If you're parenting multiple kids with different needs, you might find this article on how to manage Wednesday activities particularly helpful.
Start Small: Building a Simple, Visible Schedule
Large wall calendars look charming on Pinterest, but for many families, especially those with neurodivergent kids, they’re too overwhelming. Try starting small:
- Begin with two core routines: Morning and after school. These are often the most stressful times and benefit most from structure.
- Use visual cues: Many kids respond better to images than words. Consider simple drawings, photos of daily tasks, or color-coding each child’s schedule.
- Create space for flexibility: Life happens. Build in wiggle room where things can shift without unraveling the day.
In our home, picking clothes the night before and putting them in a labeled basket near the bedroom door removed a surprising amount of morning tension. We also created a ‘transition zone’ near the front door with bins for each child’s school bag, lunch box, and folders. Sound simple? It changed our mornings more than any motivational chart ever did.
For families with many children, managing everyone's contributions can be challenging. You might enjoy reading how others teach responsibility in large families to keep everything flowing.

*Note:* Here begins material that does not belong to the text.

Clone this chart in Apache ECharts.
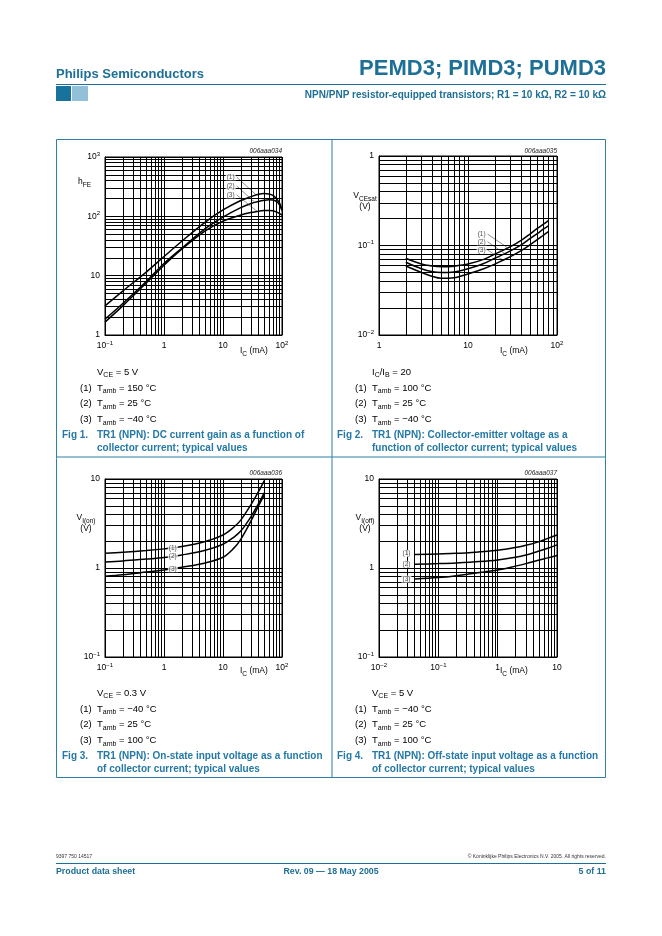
<!DOCTYPE html>
<html><head><meta charset="utf-8">
<script src="https://cdn.jsdelivr.net/npm/echarts@6/dist/echarts.min.js"></script>
<style>html,body{margin:0;padding:0;background:#fff}#c{width:662px;height:936px}</style>
</head><body><div id="c"></div><script>
// ---------- data ----------
// Fig 1: hFE vs IC (mA)
const FIG1_X = [0.1,0.2,0.5,1,2,5,10,20,30,40,50,60,70,80,90,100];
const FIG1_HFE_150 = [3.1,5.5,11.5,21,38,80,128,185,215,235,242,238,225,200,170,132];
const FIG1_HFE_25  = [1.85,3.4,8,16,29,62,97,140,165,178,186,190,188,178,158,125];
const FIG1_HFE_M40 = [1.65,3.1,7.5,15,28,57,83,105,116,122,125,126,124,119,112,105];
const FIG1_LABEL_AT = [[17,462],[17,326],[17,230]];
const FIG1_POINT_AT = [[36,232],[34,175],[38,121]];
// Fig 2: VCEsat (V) vs IC (mA)
const FIG2_X = [2,3,4,5,6,7,8,10,15,20,30,40,50,60,70,80];
const FIG2_V_100 = [0.072,0.062,0.059,0.058,0.058,0.0585,0.06,0.062,0.07,0.08,0.097,0.115,0.135,0.155,0.172,0.19];
const FIG2_V_25  = [0.065,0.055,0.051,0.05,0.05,0.0505,0.052,0.055,0.063,0.072,0.087,0.102,0.12,0.136,0.152,0.166];
const FIG2_V_M40 = [0.059,0.05,0.045,0.043,0.043,0.0435,0.045,0.048,0.055,0.062,0.075,0.088,0.102,0.116,0.13,0.143];
const FIG2_LABEL_AT = [[16.6,0.134],[16.6,0.11],[16.6,0.089]];
const FIG2_POINT_AT = [[28,0.094],[26,0.081],[24.5,0.069]];
// Fig 3: VI(on) (V) vs IC (mA)
const FIG3_X = [0.1,0.2,0.5,1,2,5,10,15,20,30,40,50];
const FIG3_V_M40 = [1.46,1.5,1.57,1.64,1.74,1.98,2.35,2.85,3.45,5.2,7.2,9.6];
const FIG3_V_25  = [1.17,1.2,1.26,1.31,1.4,1.58,1.85,2.2,2.6,3.8,5.3,7.0];
const FIG3_V_100 = [0.81,0.84,0.9,0.95,1.02,1.14,1.32,1.65,2.1,3.4,5.0,6.6];
const FIG3_LABEL_AT = [[1.41,1.68],[1.41,1.35],[1.41,0.98]];
// Fig 4: VI(off) (V) vs IC (mA)
const FIG4_X = [0.04,0.1,0.2,0.5,1,2,3,5,7,10];
const FIG4_V_M40 = [1.42,1.44,1.46,1.52,1.58,1.7,1.8,1.98,2.15,2.35];
const FIG4_V_25  = [1.1,1.12,1.14,1.18,1.23,1.32,1.4,1.55,1.67,1.82];
const FIG4_V_100 = [0.75,0.78,0.82,0.89,0.95,1.05,1.12,1.23,1.3,1.38];
const FIG4_LABEL_AT = [[0.029,1.46],[0.029,1.1],[0.029,0.75]];
const CURVE_LABELS = ['(1)','(2)','(3)'];
// axis ranges (decade exponents)
const FIG1_XR = [-1,2], FIG1_YR = [0,3];
const FIG2_XR = [0,2],  FIG2_YR = [-2,0];
const FIG3_XR = [-1,2], FIG3_YR = [-1,1];
const FIG4_XR = [-2,1], FIG4_YR = [-1,1];

// ---------- helpers ----------
const FONT = '"Liberation Sans", Arial, Helvetica, sans-serif';
const TEAL = '#1d6f96';
const CAP = '#2479a6';
const BOX = '#2f7fa5';
function decadeTicks(r){
  const out=[];
  for(let e=r[0];e<r[1];e++) for(let m=1;m<10;m++) out.push(Number((m*Math.pow(10,e)).toPrecision(6)));
  out.push(Math.pow(10,r[1]));
  return out;
}
function pairs(xs,ys){ return xs.map((x,i)=>[x,ys[i]]); }
function logLabel(v){
  const e=Math.round(Math.log10(v));
  if(e===0) return '{b|1}';
  if(e===1) return '{b|10}';
  return '{b|10}{s|'+(e<0?'\u2212'+(-e):e)+'}';
}
function axisLbl(){
  return {color:'#000',fontFamily:FONT,fontSize:8.5,margin:5,formatter:logLabel,showMinLabel:true,showMaxLabel:true,hideOverlap:false,
    rich:{b:{fontSize:8.5,lineHeight:12,fontFamily:FONT,color:'#000'},s:{fontSize:6,lineHeight:6,verticalAlign:'top',fontFamily:FONT,color:'#000'}}};
}
function logAxis(gi,r){
  return {type:'log',logBase:10,gridIndex:gi,min:Math.pow(10,r[0]),max:Math.pow(10,r[1]),
    axisLine:{show:true,lineStyle:{color:'#000',width:1}},axisTick:{show:false},splitLine:{show:false},
    minorTick:{show:false},minorSplitLine:{show:false},axisLabel:axisLbl(),axisPointer:{show:false}};
}
function gridLines(gi,xr,yr){
  return {type:'line',xAxisIndex:gi,yAxisIndex:gi,data:[],silent:true,z:1,animation:false,
    markLine:{silent:true,symbol:['none','none'],animation:false,label:{show:false},
      lineStyle:{color:'#000',width:1,type:'solid'},emphasis:{disabled:true},
      data:[...decadeTicks(xr).map(v=>({xAxis:v})),...decadeTicks(yr).map(v=>({yAxis:v}))]}};
}
function curve(gi,xs,ys){
  return {type:'line',xAxisIndex:gi,yAxisIndex:gi,data:pairs(xs,ys),smooth:0.35,showSymbol:false,symbol:'none',
    lineStyle:{color:'#000',width:1.5},z:3,silent:true,animation:false};
}
function leader(gi,a,b){
  return {type:'line',xAxisIndex:gi,yAxisIndex:gi,data:[a,b],showSymbol:false,symbol:'none',
    lineStyle:{color:'#444',width:0.6},z:4,silent:true,animation:false};
}
function labels(gi,pts,pos){
  return {type:'scatter',xAxisIndex:gi,yAxisIndex:gi,symbolSize:0,z:6,silent:true,animation:false,
    data:pts.map((p,i)=>({value:p,name:CURVE_LABELS[i]})),
    label:{show:true,position:pos,distance:1,formatter:'{b}',fontFamily:FONT,fontSize:6.5,color:'#222',
      backgroundColor:'#fff',padding:[0,1,0,1]}};
}
const capRich = {
  n:{fontSize:9.5,lineHeight:14,fontFamily:FONT,fill:'#000',color:'#000'},
  s:{fontSize:7,lineHeight:8,verticalAlign:'bottom',fontFamily:FONT,fill:'#000',color:'#000'}
};
const axRich = {
  n:{fontSize:8.5,lineHeight:13,fontFamily:FONT,fill:'#000',color:'#000'},
  s:{fontSize:6.5,lineHeight:7,verticalAlign:'bottom',fontFamily:FONT,fill:'#000',color:'#000'}
};
function T(x,y,text,o){
  o=o||{};
  const al=o.align||'left';
  const st={text:text,fill:o.color||'#000',fontSize:o.size||9.5,fontFamily:FONT,
    fontWeight:o.weight||'normal',fontStyle:o.italic?'italic':'normal',
    align:al,textAlign:al,verticalAlign:'middle',textVerticalAlign:'middle'};
  if(o.rich) st.rich=o.rich;
  return {type:'text',x:x,y:y,silent:true,z:20,style:st};
}
function L(x1,y1,x2,y2,c,w){ return {type:'line',silent:true,z:15,shape:{x1,y1,x2,y2},style:{stroke:c,lineWidth:w||1}}; }
function R(x,y,w,h,fill){ return {type:'rect',silent:true,z:15,shape:{x,y,width:w,height:h},style:{fill:fill}}; }

// ---------- graphic (page texts) ----------
const g = [];
// header
g.push(T(56,74,'Philips Semiconductors',{weight:'bold',size:13,color:TEAL}));
g.push(T(606,69,'PEMD3; PIMD3; PUMD3',{weight:'bold',size:22,color:TEAL,align:'right'}));
g.push(L(56,84.5,606,84.5,TEAL,1));
g.push(R(56,86,15,15,'#19729b'));
g.push(R(72,86,16,15,'#93c0d9'));
g.push(T(606,95,'NPN/PNP resistor-equipped transistors; R1 = 10 k\u03A9, R2 = 10 k\u03A9',{weight:'bold',size:10,color:TEAL,align:'right'}));
// box
g.push({type:'rect',silent:true,z:15,shape:{x:56.5,y:139.5,width:549,height:638},style:{fill:'none',stroke:BOX,lineWidth:1}});
g.push(L(332,139.5,332,777.5,BOX,1));
g.push(L(56.5,457,605.5,457,BOX,1));
// chart labels
g.push(T(282,151,'006aaa034',{size:6.5,italic:true,color:'#222',align:'right'}));
g.push(T(557,151,'006aaa035',{size:6.5,italic:true,color:'#222',align:'right'}));
g.push(T(282,473,'006aaa036',{size:6.5,italic:true,color:'#222',align:'right'}));
g.push(T(557,473,'006aaa037',{size:6.5,italic:true,color:'#222',align:'right'}));
g.push(T(78,182,'{n|h}{s|FE}',{rich:axRich}));
g.push(T(365,196,'{n|V}{s|CEsat}',{rich:axRich,align:'center'}));
g.push(T(365,207,'{n|(V)}',{rich:axRich,align:'center'}));
g.push(T(86,518,'{n|V}{s|I(on)}',{rich:axRich,align:'center'}));
g.push(T(86,529,'{n|(V)}',{rich:axRich,align:'center'}));
g.push(T(365,518,'{n|V}{s|I(off)}',{rich:axRich,align:'center'}));
g.push(T(365,529,'{n|(V)}',{rich:axRich,align:'center'}));
[[240,351],[500,351],[240,671],[500,671]].forEach(p=>g.push(T(p[0],p[1],'{n|I}{s|C}{n| (mA)}',{rich:axRich})));
// captions
function caption(xF,xN,xT,y0,cond,temps,fig,l1,l2){
  g.push(T(xT,y0,cond,{rich:capRich}));
  temps.forEach((t,i)=>{
    g.push(T(xN,y0+16+i*15.7,'{n|('+(i+1)+')}',{rich:capRich}));
    g.push(T(xT,y0+16+i*15.7,'{n|T}{s|amb}{n| = '+t+' \u00B0C}',{rich:capRich}));
  });
  g.push(T(xF,y0+63,fig,{weight:'bold',size:10,color:CAP}));
  g.push(T(xT,y0+63,l1,{weight:'bold',size:10,color:CAP}));
  g.push(T(xT,y0+76,l2,{weight:'bold',size:10,color:CAP}));
}
caption(62,80,97,372,'{n|V}{s|CE}{n| = 5 V}',['150','25','\u221240'],'Fig 1.','TR1 (NPN): DC current gain as a function of','collector current; typical values');
caption(337,355,372,372,'{n|I}{s|C}{n|/I}{s|B}{n| = 20}',['100','25','\u221240'],'Fig 2.','TR1 (NPN): Collector-emitter voltage as a','function of collector current; typical values');
caption(62,80,97,693,'{n|V}{s|CE}{n| = 0.3 V}',['\u221240','25','100'],'Fig 3.','TR1 (NPN): On-state input voltage as a function','of collector current; typical values');
caption(337,355,372,693,'{n|V}{s|CE}{n| = 5 V}',['\u221240','25','100'],'Fig 4.','TR1 (NPN): Off-state input voltage as a function','of collector current; typical values');
// footer
g.push(T(56,857,'9397 750 14517',{size:5,color:'#333'}));
g.push(T(606,857,'\u00A9 Koninklijke Philips Electronics N.V. 2005. All rights reserved.',{size:5,color:'#333',align:'right'}));
g.push(L(56,863.5,606,863.5,TEAL,1));
g.push(T(56,872,'Product data sheet',{weight:'bold',size:8.8,color:TEAL}));
g.push(T(331,872,'Rev. 09 \u2014 18 May 2005',{weight:'bold',size:8.8,color:TEAL,align:'center'}));
g.push(T(606,872,'5 of 11',{weight:'bold',size:8.8,color:TEAL,align:'right'}));

// ---------- option ----------
const gridBase = {show:true,borderColor:'#000',borderWidth:1,backgroundColor:'transparent',containLabel:false};
const option = {
  animation:false,
  backgroundColor:'#fff',
  textStyle:{fontFamily:FONT},
  grid:[
    Object.assign({left:105,top:157,width:177,height:178},gridBase),
    Object.assign({left:379,top:156,width:178,height:179},gridBase),
    Object.assign({left:105,top:479,width:177,height:178},gridBase),
    Object.assign({left:379,top:479,width:178,height:178},gridBase)
  ],
  xAxis:[logAxis(0,FIG1_XR),logAxis(1,FIG2_XR),logAxis(2,FIG3_XR),logAxis(3,FIG4_XR)],
  yAxis:[logAxis(0,FIG1_YR),logAxis(1,FIG2_YR),logAxis(2,FIG3_YR),logAxis(3,FIG4_YR)],
  series:[
    gridLines(0,FIG1_XR,FIG1_YR),gridLines(1,FIG2_XR,FIG2_YR),gridLines(2,FIG3_XR,FIG3_YR),gridLines(3,FIG4_XR,FIG4_YR),
    curve(0,FIG1_X,FIG1_HFE_150),curve(0,FIG1_X,FIG1_HFE_25),curve(0,FIG1_X,FIG1_HFE_M40),
    curve(1,FIG2_X,FIG2_V_100),curve(1,FIG2_X,FIG2_V_25),curve(1,FIG2_X,FIG2_V_M40),
    curve(2,FIG3_X,FIG3_V_M40),curve(2,FIG3_X,FIG3_V_25),curve(2,FIG3_X,FIG3_V_100),
    curve(3,FIG4_X,FIG4_V_M40),curve(3,FIG4_X,FIG4_V_25),curve(3,FIG4_X,FIG4_V_100),
    ...FIG1_LABEL_AT.map((p,i)=>leader(0,p,FIG1_POINT_AT[i])),
    ...FIG2_LABEL_AT.map((p,i)=>leader(1,p,FIG2_POINT_AT[i])),
    labels(0,FIG1_LABEL_AT,'left'),labels(1,FIG2_LABEL_AT,'left'),
    labels(2,FIG3_LABEL_AT,'inside'),labels(3,FIG4_LABEL_AT,'inside')
  ],
  graphic:g
};
const chart = echarts.init(document.getElementById('c'));
chart.setOption(option);
</script></body></html>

Making Learning Part of the Rhythm (Without It Taking Over)
Once your core routines feel steady, the next layer is tackling school-related time—but in a gentle, sustainable way. Homework shouldn’t own your afternoons. If your child struggles to absorb written lessons or has trouble concentrating, sometimes the problem isn’t the content. It’s the format.
We recently began using a tool that transforms written lessons into personalized audio adventures, complete with our child’s name and a story-based format. They listen in the car on the way to basketball practice—and it counts as study time. It’s not just clever; it lifted a weight off our evenings. The story-driven structure made learning feel more like play, and that changed everything about how we approached study time.
If you’re looking for other creative ways to bond and learn with your kids, you might like these board game recommendations tailored for learning and connection.
Let the Calendar Work for You—Not Against You
The greatest mistake parents make with schedules is treating them like contracts instead of tools. Life will interrupt. Schedules should serve you, not shame you. Post-it notes will fall off the fridge. The dog will throw up at 7:58 AM. And yes, sometimes you will cry in the laundry room (we all do). But when the rhythm of your days is built around the real needs of your family—not some online model of perfection—you start to feel more grounded. The kids pick up on that. And school, while still a challenge, feels less like a war zone.
And on days when everything goes sideways, a well-structured calendar gives you something priceless: a way to reset. A place to start again tomorrow.
When the Structure Supports Growth
As your family grows or dynamics shift—whether you're expecting another child or taking on a new schedule—your system should evolve with you. Read our piece on expanding your family after three kids for insights on how to adjust your structure without losing yourself.
Remember, you’re not the only parent trying to juggle forms, study sheets, dentist appointments, and your kid’s anxiety about long division. The fact that you’re reading this means you care deeply. That care, along with a thoughtfully flexible schedule and the right support—whether from your partner, the school, or the occasional tech tool—can make all the difference.